*AIM*. Read the records and write them out again exactly.

Figure scripts:
*-*-*

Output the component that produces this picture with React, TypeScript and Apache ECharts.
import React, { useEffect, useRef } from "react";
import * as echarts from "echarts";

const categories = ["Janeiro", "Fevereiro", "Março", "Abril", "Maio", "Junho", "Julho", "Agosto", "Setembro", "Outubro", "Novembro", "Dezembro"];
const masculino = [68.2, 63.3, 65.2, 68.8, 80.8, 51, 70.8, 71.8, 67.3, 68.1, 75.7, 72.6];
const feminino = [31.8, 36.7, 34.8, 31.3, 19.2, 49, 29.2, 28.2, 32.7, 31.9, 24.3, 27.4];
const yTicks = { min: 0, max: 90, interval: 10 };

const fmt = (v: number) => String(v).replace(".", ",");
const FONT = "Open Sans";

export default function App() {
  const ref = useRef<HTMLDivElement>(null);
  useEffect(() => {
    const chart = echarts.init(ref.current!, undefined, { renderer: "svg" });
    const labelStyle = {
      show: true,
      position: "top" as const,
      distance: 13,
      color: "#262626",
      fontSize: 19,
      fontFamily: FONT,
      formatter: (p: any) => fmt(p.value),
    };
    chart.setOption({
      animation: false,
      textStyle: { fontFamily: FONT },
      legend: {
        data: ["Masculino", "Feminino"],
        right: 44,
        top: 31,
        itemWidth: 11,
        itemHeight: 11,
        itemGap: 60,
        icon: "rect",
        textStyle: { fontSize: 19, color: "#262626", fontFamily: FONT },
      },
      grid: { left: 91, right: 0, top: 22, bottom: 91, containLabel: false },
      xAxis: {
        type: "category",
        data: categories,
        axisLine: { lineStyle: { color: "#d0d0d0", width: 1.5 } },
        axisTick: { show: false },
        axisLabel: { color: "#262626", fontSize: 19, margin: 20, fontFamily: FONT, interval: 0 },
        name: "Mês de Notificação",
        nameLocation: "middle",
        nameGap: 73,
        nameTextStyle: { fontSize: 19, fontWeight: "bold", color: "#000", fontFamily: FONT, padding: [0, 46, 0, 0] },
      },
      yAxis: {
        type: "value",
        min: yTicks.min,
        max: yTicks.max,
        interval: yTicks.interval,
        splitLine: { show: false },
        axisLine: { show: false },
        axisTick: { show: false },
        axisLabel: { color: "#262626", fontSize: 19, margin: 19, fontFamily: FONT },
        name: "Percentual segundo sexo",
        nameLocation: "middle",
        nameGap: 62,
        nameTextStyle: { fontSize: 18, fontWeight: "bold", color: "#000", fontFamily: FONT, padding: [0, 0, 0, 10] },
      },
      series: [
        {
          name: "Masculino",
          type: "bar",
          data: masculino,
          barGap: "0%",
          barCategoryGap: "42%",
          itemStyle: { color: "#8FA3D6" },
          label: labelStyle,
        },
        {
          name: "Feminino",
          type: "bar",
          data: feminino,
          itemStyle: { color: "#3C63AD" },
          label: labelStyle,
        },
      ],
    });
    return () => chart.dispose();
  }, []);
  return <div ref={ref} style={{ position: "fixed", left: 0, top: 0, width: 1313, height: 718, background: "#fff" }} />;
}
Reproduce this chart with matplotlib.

*-*-*

*TASK SOLUTION*.
Output the component that produces this picture with React, TypeScript and Apache ECharts.
import React, { useEffect, useRef } from "react";
import * as echarts from "echarts";

const categories = ["Janeiro", "Fevereiro", "Março", "Abril", "Maio", "Junho", "Julho", "Agosto", "Setembro", "Outubro", "Novembro", "Dezembro"];
const masculino = [68.2, 63.3, 65.2, 68.8, 80.8, 51, 70.8, 71.8, 67.3, 68.1, 75.7, 72.6];
const feminino = [31.8, 36.7, 34.8, 31.3, 19.2, 49, 29.2, 28.2, 32.7, 31.9, 24.3, 27.4];
const yTicks = { min: 0, max: 90, interval: 10 };

const fmt = (v: number) => String(v).replace(".", ",");
const FONT = "Open Sans";

export default function App() {
  const ref = useRef<HTMLDivElement>(null);
  useEffect(() => {
    const chart = echarts.init(ref.current!, undefined, { renderer: "svg" });
    const labelStyle = {
      show: true,
      position: "top" as const,
      distance: 13,
      color: "#262626",
      fontSize: 19,
      fontFamily: FONT,
      formatter: (p: any) => fmt(p.value),
    };
    chart.setOption({
      animation: false,
      textStyle: { fontFamily: FONT },
      legend: {
        data: ["Masculino", "Feminino"],
        right: 44,
        top: 31,
        itemWidth: 11,
        itemHeight: 11,
        itemGap: 60,
        icon: "rect",
        textStyle: { fontSize: 19, color: "#262626", fontFamily: FONT },
      },
      grid: { left: 91, right: 0, top: 22, bottom: 91, containLabel: false },
      xAxis: {
        type: "category",
        data: categories,
        axisLine: { lineStyle: { color: "#d0d0d0", width: 1.5 } },
        axisTick: { show: false },
        axisLabel: { color: "#262626", fontSize: 19, margin: 20, fontFamily: FONT, interval: 0 },
        name: "Mês de Notificação",
        nameLocation: "middle",
        nameGap: 73,
        nameTextStyle: { fontSize: 19, fontWeight: "bold", color: "#000", fontFamily: FONT, padding: [0, 46, 0, 0] },
      },
      yAxis: {
        type: "value",
        min: yTicks.min,
        max: yTicks.max,
        interval: yTicks.interval,
        splitLine: { show: false },
        axisLine: { show: false },
        axisTick: { show: false },
        axisLabel: { color: "#262626", fontSize: 19, margin: 19, fontFamily: FONT },
        name: "Percentual segundo sexo",
        nameLocation: "middle",
        nameGap: 62,
        nameTextStyle: { fontSize: 18, fontWeight: "bold", color: "#000", fontFamily: FONT, padding: [0, 0, 0, 10] },
      },
      series: [
        {
          name: "Masculino",
          type: "bar",
          data: masculino,
          barGap: "0%",
          barCategoryGap: "42%",
          itemStyle: { color: "#8FA3D6" },
          label: labelStyle,
        },
        {
          name: "Feminino",
          type: "bar",
          data: feminino,
          itemStyle: { color: "#3C63AD" },
          label: labelStyle,
        },
      ],
    });
    return () => chart.dispose();
  }, []);
  return <div ref={ref} style={{ position: "fixed", left: 0, top: 0, width: 1313, height: 718, background: "#fff" }} />;
}
Reproduce this chart with matplotlib.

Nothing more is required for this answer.